Short problem: Extract, in full, the lines below, beginning at the first and ending with the line that contains "dim_y = [-6016, 7599]". Pictures do not belong in the copy.
##########
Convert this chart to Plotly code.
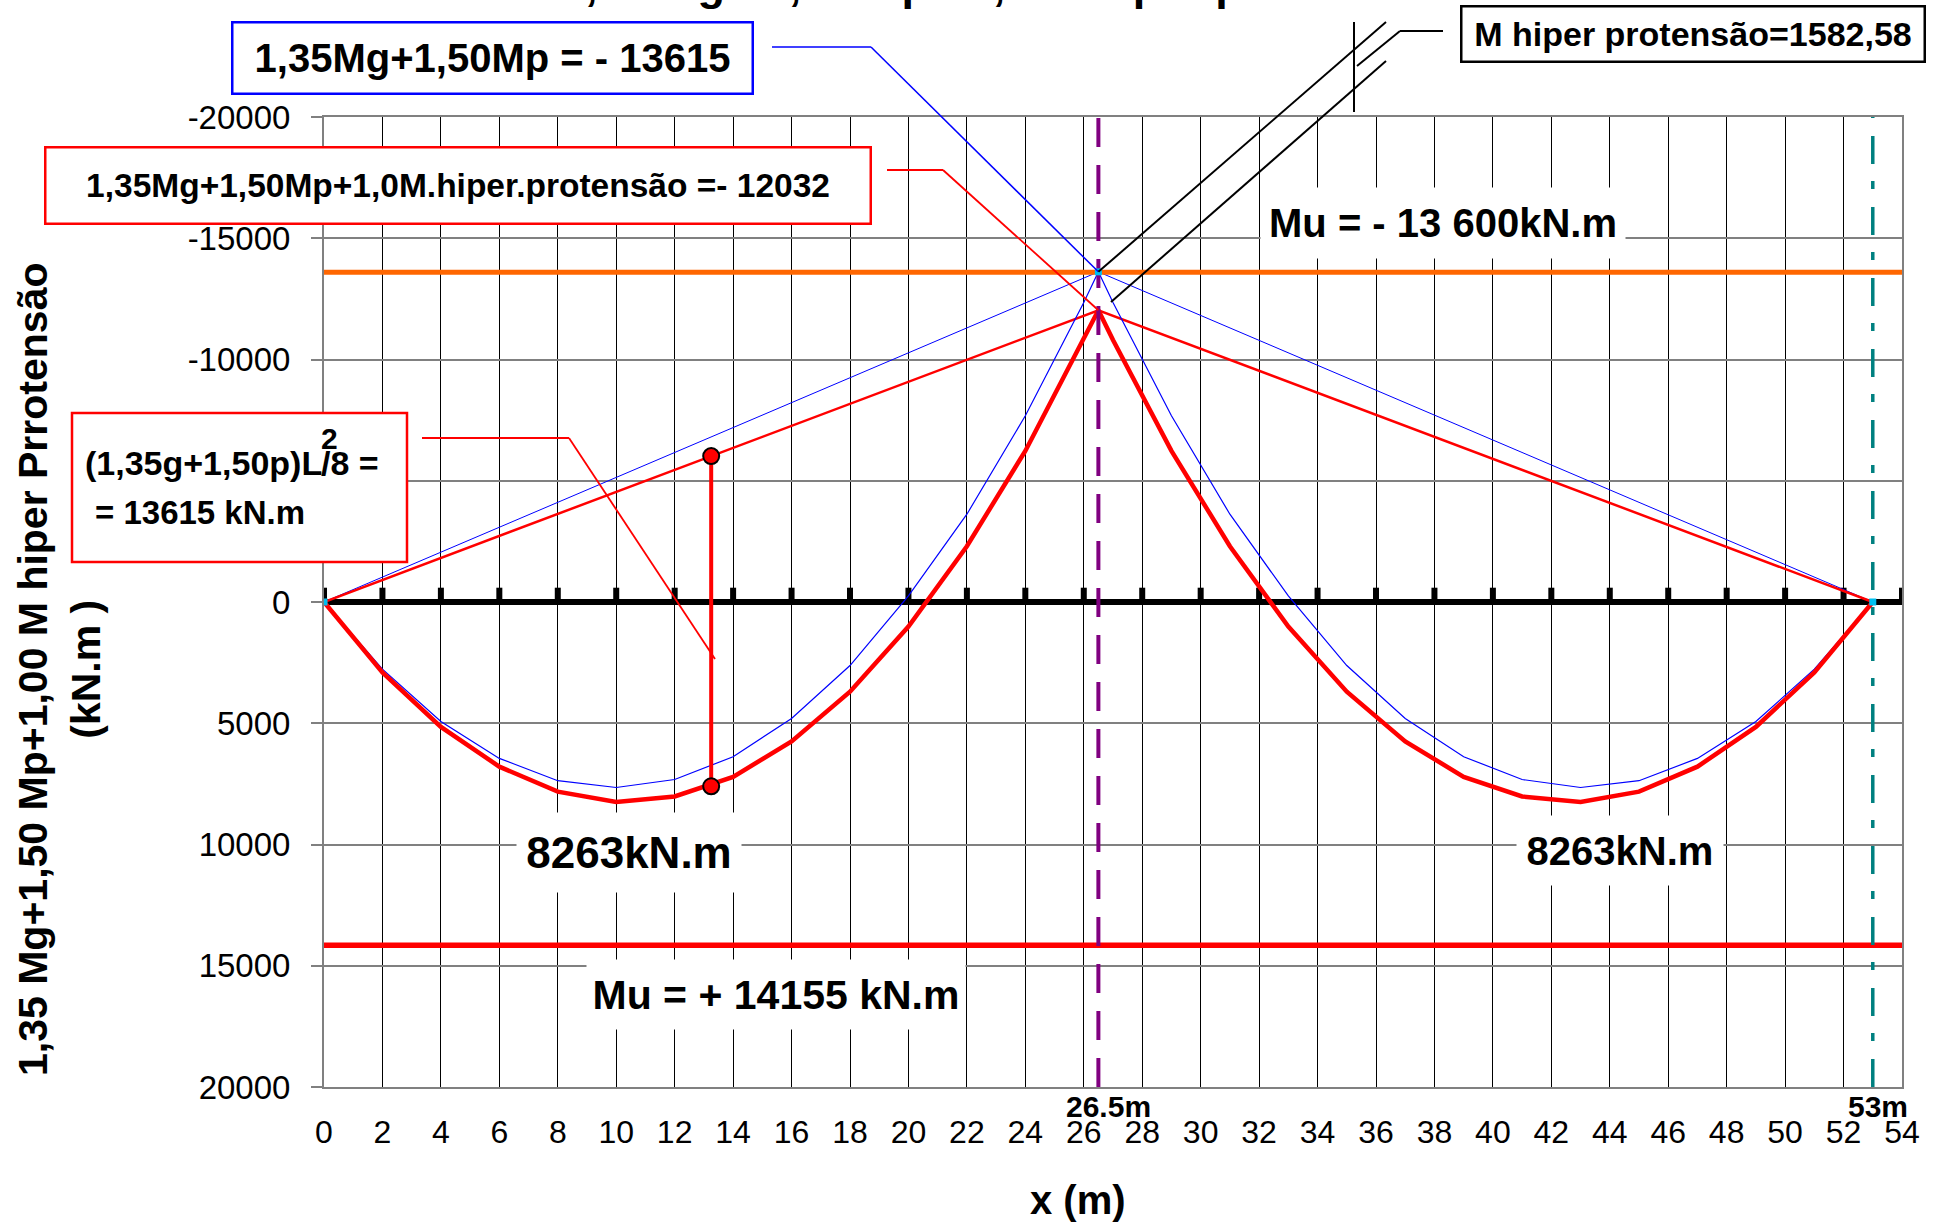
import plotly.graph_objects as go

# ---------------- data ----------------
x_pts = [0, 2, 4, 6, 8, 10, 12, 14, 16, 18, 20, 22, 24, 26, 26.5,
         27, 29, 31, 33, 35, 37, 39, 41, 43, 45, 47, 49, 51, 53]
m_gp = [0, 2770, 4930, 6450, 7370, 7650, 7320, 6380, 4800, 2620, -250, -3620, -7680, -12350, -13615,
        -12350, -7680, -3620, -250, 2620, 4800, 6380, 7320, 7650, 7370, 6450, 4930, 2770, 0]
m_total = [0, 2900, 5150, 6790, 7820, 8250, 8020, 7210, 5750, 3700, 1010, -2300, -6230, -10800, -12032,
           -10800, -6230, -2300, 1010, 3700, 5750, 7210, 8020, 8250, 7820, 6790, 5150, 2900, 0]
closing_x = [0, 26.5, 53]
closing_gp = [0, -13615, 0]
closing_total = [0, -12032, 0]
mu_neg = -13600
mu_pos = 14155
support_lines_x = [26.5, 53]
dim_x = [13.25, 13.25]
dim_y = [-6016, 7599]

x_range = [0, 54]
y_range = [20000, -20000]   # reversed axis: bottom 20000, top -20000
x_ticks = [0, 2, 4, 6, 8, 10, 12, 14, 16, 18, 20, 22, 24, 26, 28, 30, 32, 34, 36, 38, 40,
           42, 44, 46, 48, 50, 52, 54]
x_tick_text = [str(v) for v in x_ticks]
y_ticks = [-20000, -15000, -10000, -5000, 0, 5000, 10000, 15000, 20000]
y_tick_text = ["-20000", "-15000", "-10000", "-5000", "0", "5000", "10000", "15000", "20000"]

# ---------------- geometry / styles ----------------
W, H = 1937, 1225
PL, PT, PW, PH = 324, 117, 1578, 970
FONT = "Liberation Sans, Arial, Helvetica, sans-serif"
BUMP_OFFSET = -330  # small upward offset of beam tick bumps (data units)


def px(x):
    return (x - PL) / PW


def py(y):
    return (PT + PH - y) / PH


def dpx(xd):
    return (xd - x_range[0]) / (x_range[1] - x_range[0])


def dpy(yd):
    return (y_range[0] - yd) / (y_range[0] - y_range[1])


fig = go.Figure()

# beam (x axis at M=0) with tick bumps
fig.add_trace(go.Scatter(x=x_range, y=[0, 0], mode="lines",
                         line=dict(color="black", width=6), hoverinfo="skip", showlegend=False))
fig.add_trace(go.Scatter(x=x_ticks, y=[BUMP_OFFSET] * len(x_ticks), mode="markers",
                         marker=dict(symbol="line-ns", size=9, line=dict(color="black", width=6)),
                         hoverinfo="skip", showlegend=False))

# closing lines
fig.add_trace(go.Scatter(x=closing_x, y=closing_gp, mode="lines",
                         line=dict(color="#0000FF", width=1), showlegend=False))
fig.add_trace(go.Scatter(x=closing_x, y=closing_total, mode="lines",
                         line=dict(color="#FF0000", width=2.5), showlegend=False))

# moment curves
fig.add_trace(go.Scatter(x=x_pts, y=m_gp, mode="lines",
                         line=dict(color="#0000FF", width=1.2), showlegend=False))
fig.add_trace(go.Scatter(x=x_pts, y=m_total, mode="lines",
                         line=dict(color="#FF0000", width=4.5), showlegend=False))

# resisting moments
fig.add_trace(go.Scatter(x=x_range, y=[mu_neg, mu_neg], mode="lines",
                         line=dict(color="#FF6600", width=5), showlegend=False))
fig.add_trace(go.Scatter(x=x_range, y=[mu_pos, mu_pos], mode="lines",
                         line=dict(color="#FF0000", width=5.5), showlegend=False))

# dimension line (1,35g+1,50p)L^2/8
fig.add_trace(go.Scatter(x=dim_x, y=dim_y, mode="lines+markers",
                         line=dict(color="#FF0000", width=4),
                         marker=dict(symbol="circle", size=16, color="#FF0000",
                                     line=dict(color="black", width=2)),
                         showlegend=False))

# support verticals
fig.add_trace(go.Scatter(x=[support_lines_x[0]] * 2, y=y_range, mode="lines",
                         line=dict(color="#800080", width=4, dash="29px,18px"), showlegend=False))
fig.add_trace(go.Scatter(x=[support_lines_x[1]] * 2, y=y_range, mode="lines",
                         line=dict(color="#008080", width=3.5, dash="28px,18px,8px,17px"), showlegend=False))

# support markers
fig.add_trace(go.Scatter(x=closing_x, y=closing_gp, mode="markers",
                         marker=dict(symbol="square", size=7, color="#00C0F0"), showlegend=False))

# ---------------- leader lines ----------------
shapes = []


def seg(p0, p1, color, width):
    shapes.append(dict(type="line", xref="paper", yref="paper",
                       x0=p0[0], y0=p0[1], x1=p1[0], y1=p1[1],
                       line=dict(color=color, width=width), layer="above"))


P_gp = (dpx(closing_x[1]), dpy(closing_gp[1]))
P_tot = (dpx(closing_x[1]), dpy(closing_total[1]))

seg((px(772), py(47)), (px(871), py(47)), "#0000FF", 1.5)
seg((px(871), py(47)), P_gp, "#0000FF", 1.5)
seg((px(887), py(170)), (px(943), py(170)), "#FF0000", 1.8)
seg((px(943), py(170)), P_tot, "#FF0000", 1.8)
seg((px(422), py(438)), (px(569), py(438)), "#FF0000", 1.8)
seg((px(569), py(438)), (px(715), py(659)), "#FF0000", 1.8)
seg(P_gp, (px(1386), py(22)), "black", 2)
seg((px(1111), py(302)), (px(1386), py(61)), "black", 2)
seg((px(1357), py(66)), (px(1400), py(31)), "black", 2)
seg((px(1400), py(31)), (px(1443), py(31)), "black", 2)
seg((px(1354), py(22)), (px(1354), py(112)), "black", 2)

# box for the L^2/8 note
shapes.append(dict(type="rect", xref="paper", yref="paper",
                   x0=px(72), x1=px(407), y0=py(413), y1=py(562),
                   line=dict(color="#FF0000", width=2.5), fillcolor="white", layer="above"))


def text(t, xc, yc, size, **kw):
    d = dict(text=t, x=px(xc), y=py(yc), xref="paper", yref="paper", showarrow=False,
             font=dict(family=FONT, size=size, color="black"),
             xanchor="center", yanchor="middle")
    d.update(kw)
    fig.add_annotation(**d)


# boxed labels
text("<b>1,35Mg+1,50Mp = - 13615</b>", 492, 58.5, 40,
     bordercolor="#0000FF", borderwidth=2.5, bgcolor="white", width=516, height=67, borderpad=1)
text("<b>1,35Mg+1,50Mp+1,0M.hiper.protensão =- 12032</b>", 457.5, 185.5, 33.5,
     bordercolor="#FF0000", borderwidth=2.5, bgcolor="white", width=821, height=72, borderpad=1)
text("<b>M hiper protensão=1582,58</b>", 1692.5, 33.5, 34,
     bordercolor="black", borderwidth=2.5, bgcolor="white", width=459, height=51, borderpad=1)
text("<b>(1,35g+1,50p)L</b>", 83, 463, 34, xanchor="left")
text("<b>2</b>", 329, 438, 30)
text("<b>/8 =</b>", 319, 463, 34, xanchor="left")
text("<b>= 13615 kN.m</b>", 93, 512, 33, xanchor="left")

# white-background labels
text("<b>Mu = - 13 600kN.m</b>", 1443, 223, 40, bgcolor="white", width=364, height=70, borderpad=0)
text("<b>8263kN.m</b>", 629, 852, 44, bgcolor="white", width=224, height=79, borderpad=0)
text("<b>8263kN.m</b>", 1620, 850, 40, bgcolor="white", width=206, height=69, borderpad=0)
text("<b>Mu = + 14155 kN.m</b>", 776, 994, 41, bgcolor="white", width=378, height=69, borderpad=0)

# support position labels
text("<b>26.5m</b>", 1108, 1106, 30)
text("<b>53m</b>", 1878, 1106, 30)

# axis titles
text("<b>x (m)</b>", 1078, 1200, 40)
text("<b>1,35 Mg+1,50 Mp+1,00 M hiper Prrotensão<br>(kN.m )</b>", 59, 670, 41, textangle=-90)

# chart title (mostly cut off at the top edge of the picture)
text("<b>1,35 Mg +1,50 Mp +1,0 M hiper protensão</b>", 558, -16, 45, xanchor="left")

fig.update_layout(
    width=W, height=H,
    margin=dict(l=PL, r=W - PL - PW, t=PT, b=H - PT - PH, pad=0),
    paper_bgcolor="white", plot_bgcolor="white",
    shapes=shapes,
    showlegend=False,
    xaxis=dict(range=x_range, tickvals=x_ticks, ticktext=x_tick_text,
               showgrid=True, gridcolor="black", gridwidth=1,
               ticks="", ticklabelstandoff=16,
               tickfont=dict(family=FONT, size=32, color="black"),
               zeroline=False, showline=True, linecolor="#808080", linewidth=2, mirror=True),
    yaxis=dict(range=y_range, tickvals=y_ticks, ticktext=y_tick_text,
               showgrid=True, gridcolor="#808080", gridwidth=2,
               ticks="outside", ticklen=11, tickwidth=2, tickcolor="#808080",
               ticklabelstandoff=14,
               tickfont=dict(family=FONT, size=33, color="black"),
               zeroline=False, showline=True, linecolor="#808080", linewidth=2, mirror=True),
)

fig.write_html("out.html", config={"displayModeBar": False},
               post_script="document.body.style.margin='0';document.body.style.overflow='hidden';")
##########
Written solution:
Convert this chart to Plotly code.
import plotly.graph_objects as go

# ---------------- data ----------------
x_pts = [0, 2, 4, 6, 8, 10, 12, 14, 16, 18, 20, 22, 24, 26, 26.5,
         27, 29, 31, 33, 35, 37, 39, 41, 43, 45, 47, 49, 51, 53]
m_gp = [0, 2770, 4930, 6450, 7370, 7650, 7320, 6380, 4800, 2620, -250, -3620, -7680, -12350, -13615,
        -12350, -7680, -3620, -250, 2620, 4800, 6380, 7320, 7650, 7370, 6450, 4930, 2770, 0]
m_total = [0, 2900, 5150, 6790, 7820, 8250, 8020, 7210, 5750, 3700, 1010, -2300, -6230, -10800, -12032,
           -10800, -6230, -2300, 1010, 3700, 5750, 7210, 8020, 8250, 7820, 6790, 5150, 2900, 0]
closing_x = [0, 26.5, 53]
closing_gp = [0, -13615, 0]
closing_total = [0, -12032, 0]
mu_neg = -13600
mu_pos = 14155
support_lines_x = [26.5, 53]
dim_x = [13.25, 13.25]
dim_y = [-6016, 7599]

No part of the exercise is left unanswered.